The announcement of the merger was made last month at the Super Bowl, and the world is still reeling--especially disgruntled Huffington Post readers, who turned out en masse to eulogize their favorite progressive news source in the comments section. The terms of the deal included $300 million up front, in cash, and another $15 million in AOL stock.
Bringing its own 25 million unique monthly users to the table, the Huffington Post is expected to bring AOL's total unique monthly user base to 117 million in the U.S. and 270 million worldwide.
As AOL aims to reinvent itself as a content company to offset its ever-shrinking dial-up business, Arianna Huffington is stepping in as a welcome overlord to the company's mountain of recently acquired news sources, including Engadget, TechCrunch, and Patch. When Hugginton and AOL CEO Tim Armstrong sat down together at the Super Bowl to announce the deal, they described the merger not so much in business terms as language describing a match made on eHarmony. Huffington told Kara Swisher of AllThingsD that she was stunned at how closely Armstrong’s vision for AOL paralleled her own vision for the Huffington Post. Likewise, Tim Armstrong told Swisher that at a certain point, he and Huffington started finishing each other’s sentences (aw!).
It kind of seems like AOL is casting a wide net these days, though. Last week the company announced that it's hyper-local news source, Patch.com, was acquiring a hyper-local news source of its own: Outside.in. Armstrong has claimed in the past that Patch will be the key to AOL's turnaround, and as the former CEO of Patch before becoming the head of AOL, I'm sure Armstrong believes this to be true, but he might take a few notes from Arianna Huffington.

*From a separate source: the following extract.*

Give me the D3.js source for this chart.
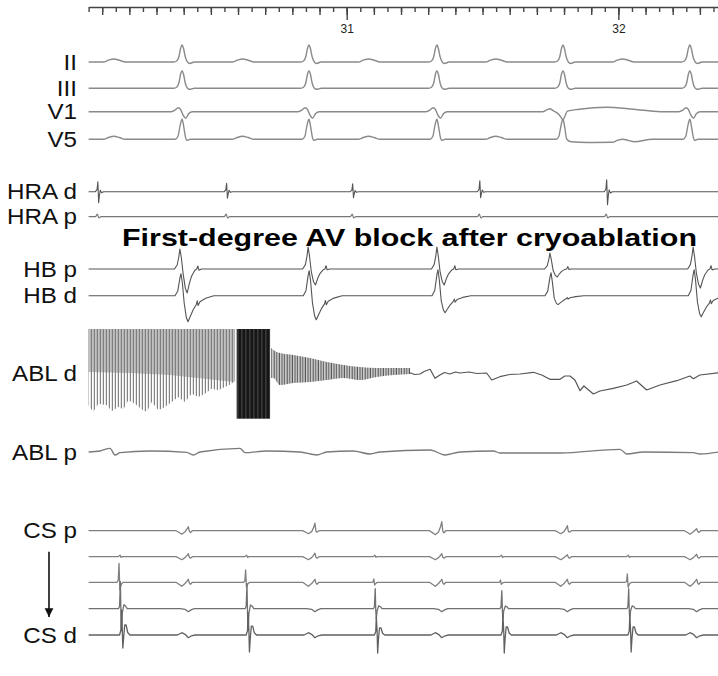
<!DOCTYPE html>
<html>
<head>
<meta charset="utf-8">
<script src="https://cdn.jsdelivr.net/npm/d3@7"></script>
<style>
  body { margin: 0; background: #fff; }
  svg { display: block; }
</style>
</head>
<body>
<div id="chart"></div>
<script>
// ---- time axis (seconds) ----
const startSec = 30.05, endSec = 32.37;
const secLabels = [31, 32];

// ---- activation times (s) ----
const atrialHRA = [30.085, 30.559, 31.023, 31.491, 31.958];
const ventSurface = [30.394, 30.861, 31.332, 31.796, 32.263];
const ventHB = [30.386, 30.858, 31.332, 31.748, 32.275];
const ventCS = [30.417, 30.883, 31.350, 31.812, 32.288];
const atrialCS = [30.172, 30.638, 31.110, 31.576, 32.043];

// ---- complex shapes: [ms from activation, amplitude] ----
const pWave = [[20,0],[38,1.8],[58,3],[78,1.8],[100,0]];
const qrsII = [[-30,0],[-20,1],[-12,5],[-5,14],[0,17],[5,14],[12,5],[20,0],[28,-1.5],[45,0]];
const qrsIII = [[-30,0],[-20,1],[-12,5],[-5,14.5],[0,17.6],[5,14.5],[12,5],[20,0],[28,-1],[45,0]];
const qrsV1 = [[-40,0],[-26,1.5],[-14,4],[-5,2],[3,-3],[14,-6.5],[24,-2],[38,0]];
const qrsV1b4 = [[-75,0],[-58,2],[-48,3],[-36,1],[-14,-3],[0,-8],[8,-4],[16,0.5],[60,2.5],[160,4.5],[260,2.5],[360,0]];
const qrsV5 = [[-25,0],[-15,3],[-7,14],[0,20],[6,13],[12,3],[18,-1],[30,0]];
const qrsV5b4 = [[-25,0],[-15,3],[-7,14],[0,20],[6,13],[14,0],[30,-2.5],[90,-3.2],[250,-2.8],[330,0]];

const hraSpike = [[-10,0],[-4,0.2],[-1,1],[2,-1],[5,-0.3],[8,0.15],[13,-0.1],[20,0]];
const hraUp = [10, 8.5, 8, 11, 12];
const hraDown = [11, 6.5, 6, 6, 13];
const hraPBlip = [[-10,0],[-3,1],[3,-0.5],[10,0]];

const hbpShape = [[-20,0],[-10,0.2],[-4,0.6],[0,1],[5,0.6],[12,-0.2],[20,-0.8],[27,-1],[35,-0.6],[43,-0.3],[55,-0.05],[62,0],[66,0.15],[70,-0.05],[80,0]];
const hbpUp = [20, 22, 22, 16, 22];
const hbpDown = [24, 16, 16, 8, 19];
const hbdShape = [[-18,0],[-8,0.2],[0,0.8],[4,1],[9,0.6],[16,-0.3],[24,-0.85],[30,-1],[38,-0.8],[49,-0.54],[60,-0.35],[64,-0.2],[67,-0.38],[74,-0.23],[95,-0.1],[125,0]];
const hbdUp = [22, 25, 26, 23, 26];
const hbdDown = [26, 24, 17, 9, 21];

const csFarV = [[-45,0],[-32,-0.6],[-24,-1],[-12,-0.3],[-4,0.5],[0,1],[4,-0.2],[8,-0.5],[15,0]];
const cs4FarV = [[-30,0],[-12,-0.2],[0,-1],[10,-0.4],[22,0]];
const csdFarV = [[-40,0],[-24,1],[-12,0.3],[0,-1],[12,-0.3],[25,0]];
const cspUp = [4, 7.5, 9, 5, 2];
const cspDown = [3.5, 3, 4, 3, 3.5];
const cs2Up = [3, 3.5, 3, 2, 2.5];
const cs2Down = [3, 3, 3, 3, 3];

const cs2A = [[-14,0],[-9,0.6],[-6,1],[-3,-0.6],[2,0]];
const cs3A = [[-8,0],[-3,0.1],[0,1],[3,-1],[6,-0.5],[10,-0.15],[16,0]];
const cs3Up = [19, 12.3, 3.3, 2.3, 8.3];
const cs3Down = [7.7, 5, 2.7, 2, 5];
const cs4A = [[-8,0],[-4,0.1],[-1,1],[1,-0.2],[3,-1],[6,-0.2],[12,0.15],[18,0.1],[24,0]];
const cs4Up = [27, 25, 20, 18, 20];
const cs4Down = [22, 22, 10, 10, 10];
const csdA = [[-8,0],[-3,0.2],[-1,1],[2,0.2],[4,-1],[7,-0.2],[11,0.4],[16,0.4],[22,0.1],[30,0]];
const csdUp = [25, 22, 18, 20, 20];
const csdDown = [13, 17, 18, 18, 17];

// ---- ablation catheter ----
const ablClip = 44;
const ablBurstBottom = [[30.05,-32.3],[30.067,-39],[30.086,-30.7],[30.117,-32.3],[30.135,-38.3],[30.159,-34],[30.178,-36.3],[30.196,-27.3],[30.221,-30.7],[30.245,-36.3],[30.264,-39],[30.282,-29],[30.307,-37.3],[30.331,-34],[30.356,-29],[30.380,-24],[30.405,-29],[30.429,-20.7],[30.454,-24],[30.478,-20.7],[30.503,-15.7],[30.527,-17.3],[30.552,-14],[30.577,-10.7],[30.589,-7]];
const ablBurstCore = [[30.05,1],[30.2,0],[30.35,-2],[30.45,-5],[30.589,-9]];
const ablSaturated = [30.595, 30.718];
const ablSatBottom = -45.7;
const ablDecay = [[30.722,25,-5],[30.73,23,-5],[30.754,20,-12],[30.803,18,-10],[30.865,15,-9],[30.926,11,-7],[30.987,8,-5],[31.049,6,-7],[31.110,5,-4],[31.171,5,-2],[31.233,5,-1]];
const ablTail = [[31.233,0.3],[31.250,-1.5],[31.270,-1],[31.285,1.5],[31.307,3.7],[31.325,-5.3],[31.343,-2],[31.36,0.5],[31.38,-1],[31.40,1],[31.417,0],[31.45,1],[31.48,-0.5],[31.515,0],[31.534,-7],[31.564,-3.7],[31.6,-1.5],[31.638,-1],[31.687,0.7],[31.718,-2],[31.748,-6.3],[31.785,-6.3],[31.803,-3],[31.822,-3],[31.840,-7],[31.859,-17.7],[31.873,-13],[31.908,-21],[31.932,-18],[31.981,-15.3],[32.031,-12],[32.067,-8],[32.104,-17],[32.153,-12],[32.215,-7.7],[32.263,-3],[32.276,-5.7],[32.300,-2],[32.37,0.3]];
const ablP = [[30.05,0],[30.092,1],[30.129,3.7],[30.147,-3],[30.166,-0.7],[30.276,1],[30.411,-0.3],[30.435,-3],[30.460,0],[30.607,3.7],[30.626,-0.7],[30.706,1],[30.828,0],[30.890,-3],[30.926,0],[31.024,1],[31.086,-2],[31.123,0],[31.307,2],[31.362,-3],[31.417,0],[31.540,1],[31.564,-1],[31.785,-1],[32.006,2.7],[32.031,-2],[32.092,0],[32.276,-0.7],[32.300,-2],[32.37,0]];

const rowLabels = ["II","III","V1","V5","HRA d","HRA p","HB p","HB d","ABL d","ABL p","CS p","","","","CS d"];
const title = "First-degree AV block after cryoablation";

// ---- layout ----
const W = 718, H = 676;
const rowY = [62, 88.3, 111.7, 139.3, 191.7, 216.7, 269, 295.7, 373, 452, 530.7, 556.7, 582.3, 608.7, 635];

const x = d3.scaleLinear().domain([startSec, endSec]).range([88.6, 718.9]);
const amp = d3.scaleLinear().domain([-1, 1]).range([1, -1]);

const svg = d3.select("#chart").append("svg")
  .attr("width", W).attr("height", H)
  .style("font-family", "'Liberation Sans', Arial, sans-serif");

// place a complex at every activation time
function place(times, shape, up, down, shiftMs) {
  return times.map((t0, i) => {
    const s = Array.isArray(shape[0][0]) ? shape[i] : shape;
    const u = Array.isArray(up) ? up[i] : up;
    const dn = Array.isArray(down) ? down[i] : down;
    return s.map(([ms, v]) => [t0 + (ms + (shiftMs || 0)) / 1000, v >= 0 ? v * u : v * dn]);
  });
}
function valueAt(c, t) {
  if (t <= c[0][0] || t >= c[c.length - 1][0]) return 0;
  const i = d3.bisector(p => p[0]).right(c, t);
  const a = c[i - 1], b = c[i];
  return a[1] + (b[1] - a[1]) * (t - a[0]) / (b[0] - a[0]);
}
function trace(comps) {
  const ts = [startSec, endSec];
  comps.forEach(c => c.forEach(p => ts.push(p[0])));
  const uniq = Array.from(new Set(ts)).filter(t => t >= startSec && t <= endSec).sort((a, b) => a - b);
  return uniq.map(t => [t, d3.sum(comps, c => valueAt(c, t))]);
}

const channels = [
  { comps: [...place(ventSurface, qrsII, 1, 1), ...place(atrialHRA, pWave, 1, 1)], color: "#8a8a8a", w: 1.4, smooth: true },
  { comps: place(ventSurface, qrsIII, 1, 1), color: "#8a8a8a", w: 1.4, smooth: true },
  { comps: place(ventSurface, [qrsV1, qrsV1, qrsV1, qrsV1b4, qrsV1], 1, 1), color: "#8a8a8a", w: 1.4, smooth: true },
  { comps: [...place(ventSurface, [qrsV5, qrsV5, qrsV5, qrsV5b4, qrsV5], 1, 1), ...place(atrialHRA, pWave, 1, 1)], color: "#8a8a8a", w: 1.4, smooth: true },
  { comps: place(atrialHRA, hraSpike, hraUp, hraDown), color: "#555", w: 1.1 },
  { comps: place(atrialHRA, hraPBlip, 2.5, 2.5), color: "#777", w: 1.2, smooth: true },
  { comps: place(ventHB, hbpShape, hbpUp, hbpDown), color: "#555", w: 1.1 },
  { comps: place(ventHB, hbdShape, hbdUp, hbdDown), color: "#555", w: 1.1 },
  null,
  null,
  { comps: place(ventCS, csFarV, cspUp, cspDown), color: "#808080", w: 1.3 },
  { comps: [...place(ventCS, csFarV, cs2Up, cs2Down), ...place(atrialCS, cs2A, 1.5, 1)], color: "#808080", w: 1.3 },
  { comps: [...place(ventCS, csFarV, 3, 4), ...place(atrialCS, cs3A, cs3Up, cs3Down, -10)], color: "#808080", w: 1.3 },
  { comps: [...place(ventCS, cs4FarV, 3, 3), ...place(atrialCS, cs4A, cs4Up, cs4Down, -4)], color: "#707070", w: 1.3 },
  { comps: [...place(ventCS, csdFarV, 2.3, 2.7), ...place(atrialCS, csdA, csdUp, csdDown)], color: "#606060", w: 1.3 }
];

const lineSharp = d3.line().x(d => x(d[0])).y(d => amp(d[1]));
const lineSmooth = d3.line().x(d => x(d[0])).y(d => amp(d[1])).curve(d3.curveMonotoneX);

// ---- patterns for the ablation artefact ----
const defs = svg.append("defs");
const p1 = defs.append("pattern").attr("id", "burst").attr("patternUnits", "userSpaceOnUse")
  .attr("width", 3).attr("height", 20);
p1.append("rect").attr("x", 0.8).attr("width", 1.1).attr("height", 20).attr("fill", "#777");
const p2 = defs.append("pattern").attr("id", "sat").attr("patternUnits", "userSpaceOnUse")
  .attr("width", 4).attr("height", 20);
p2.append("rect").attr("width", 4).attr("height", 20).attr("fill", "#161616");
p2.append("rect").attr("x", 1.5).attr("width", 0.8).attr("height", 20).attr("fill", "#5a5a5a");
const p3 = defs.append("pattern").attr("id", "decay").attr("patternUnits", "userSpaceOnUse")
  .attr("width", 2.6).attr("height", 20);
p3.append("rect").attr("x", 0.6).attr("width", 1.1).attr("height", 20).attr("fill", "#555");

// ---- axis ----
const axisG = svg.append("g").attr("transform", "translate(0,7)").attr("color", "#444");
const minor = d3.range(Math.round(startSec * 20), Math.round(endSec * 20) + 1).map(d => d / 20);
axisG.append("g")
  .call(d3.axisBottom(x).tickValues(minor).tickSize(5).tickSizeOuter(0).tickFormat(""))
  .call(g => g.select(".domain").attr("stroke-width", 1.6));
axisG.append("g")
  .call(d3.axisBottom(x).tickValues(minor.filter(d => Math.round(d * 20) % 2 === 0)).tickSize(8).tickSizeOuter(0).tickFormat(""))
  .call(g => g.select(".domain").remove());
axisG.append("g")
  .call(d3.axisBottom(x).tickValues(secLabels).tickSize(13).tickPadding(4).tickFormat(d3.format("d")))
  .call(g => g.select(".domain").remove())
  .call(g => g.selectAll("text").attr("font-size", 12).attr("fill", "#222")
    .attr("font-family", "'Liberation Sans', Arial, sans-serif"));
axisG.selectAll(".tick line").attr("stroke-width", 1.4);

// ---- traces ----
channels.forEach((ch, i) => {
  if (!ch) return;
  svg.append("path")
    .attr("transform", `translate(0,${rowY[i]})`)
    .attr("d", (ch.smooth ? lineSmooth : lineSharp)(trace(ch.comps)))
    .attr("fill", "none").attr("stroke", ch.color).attr("stroke-width", ch.w)
    .attr("stroke-linejoin", "round");
});

// ablation distal
const abl = svg.append("g").attr("transform", `translate(0,${rowY[8]})`);
abl.append("path")
  .attr("d", d3.area().x(d => x(d[0])).y0(d => amp(d[1])).y1(amp(ablClip))(ablBurstCore))
  .attr("fill", "#c2c2c2");
abl.append("path")
  .attr("d", d3.area().x(d => x(d[0])).y0(d => amp(d[1])).y1(amp(ablClip))(ablBurstBottom))
  .attr("fill", "url(#burst)");
abl.append("rect")
  .attr("x", x(ablSaturated[0])).attr("width", x(ablSaturated[1]) - x(ablSaturated[0]))
  .attr("y", amp(ablClip)).attr("height", amp(ablSatBottom) - amp(ablClip))
  .attr("fill", "url(#sat)");
abl.append("path")
  .attr("d", d3.area().x(d => x(d[0])).y0(d => amp(d[2])).y1(d => amp(d[1])).curve(d3.curveMonotoneX)(ablDecay))
  .attr("fill", "#d2d2d2");
abl.append("path")
  .attr("d", d3.area().x(d => x(d[0])).y0(d => amp(d[2])).y1(d => amp(d[1])).curve(d3.curveMonotoneX)(ablDecay))
  .attr("fill", "url(#decay)");
abl.append("path")
  .attr("d", lineSharp(ablTail))
  .attr("fill", "none").attr("stroke", "#555").attr("stroke-width", 1.2).attr("stroke-linejoin", "round");

// ablation proximal
svg.append("path")
  .attr("transform", `translate(0,${rowY[9]})`)
  .attr("d", lineSmooth(ablP))
  .attr("fill", "none").attr("stroke", "#7a7a7a").attr("stroke-width", 1.3);

// ---- labels ----
svg.append("g").selectAll("text").data(rowLabels.map((t, i) => ({ t, y: rowY[i] })).filter(d => d.t))
  .join("text")
  .attr("transform", d => `translate(77,${d.y + 7.5}) scale(1.1,1)`)
  .attr("text-anchor", "end").attr("font-size", 22).attr("fill", "#111")
  .text(d => d.t);

// CS arrow
defs.append("marker").attr("id", "arr").attr("viewBox", "0 0 10 10").attr("refX", 10).attr("refY", 5)
  .attr("markerWidth", 5.5).attr("markerHeight", 6.5).attr("markerUnits", "strokeWidth").attr("orient", "auto")
  .append("path").attr("d", "M0,0L10,5L0,10Z").attr("fill", "#111");
svg.append("line")
  .attr("x1", 49).attr("x2", 49).attr("y1", rowY[10] + 21).attr("y2", rowY[14] - 18)
  .attr("stroke", "#111").attr("stroke-width", 1.6).attr("marker-end", "url(#arr)");

// ---- title ----
svg.append("text")
  .attr("x", 122).attr("y", 246)
  .attr("font-size", 24).attr("font-weight", "bold").attr("fill", "#000")
  .attr("textLength", 575).attr("lengthAdjust", "spacingAndGlyphs")
  .text(title);
</script>
</body>
</html>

For one thing, as a hyper-local news source, Patch has 800 different individual sites throughout the U.S.--each with its own editor and writing staff. AOL hopes to expand Patch to 1,000 sites by the end of the year--which translates to a total of 1,000 editors and God knows how many writers. How much will this cost AOL? Somewhere around $120 million, according to Barclays analyst Douglas Anmuth. But this shouldn't be a problem, since Patch is drawing big numbers, right? Nope. The average post draws an average 100 views and the Patch network of sites altogether attract only three million unique monthly users--which is a pretty sad number but even sadder for the fact that it's an increase of 80% over last year.
Compare Patch's three million unique monthly visitors to HuffPo's 25 million. And then add in the fact that the Huffington Post only employs approximately 100 editors, with only 200 paid employees altogether (although the site has gotten flak for building content off the backs of unpaid writers). Tim Armstrong may have an interesting angle in trying to fill the void left by the demise of print media, but if the Huffington Post's success is any indicator, he's not going to see much profit by funneling oodles of money into a project that--by its very nature as a hyper-local news network--won't bring a big return.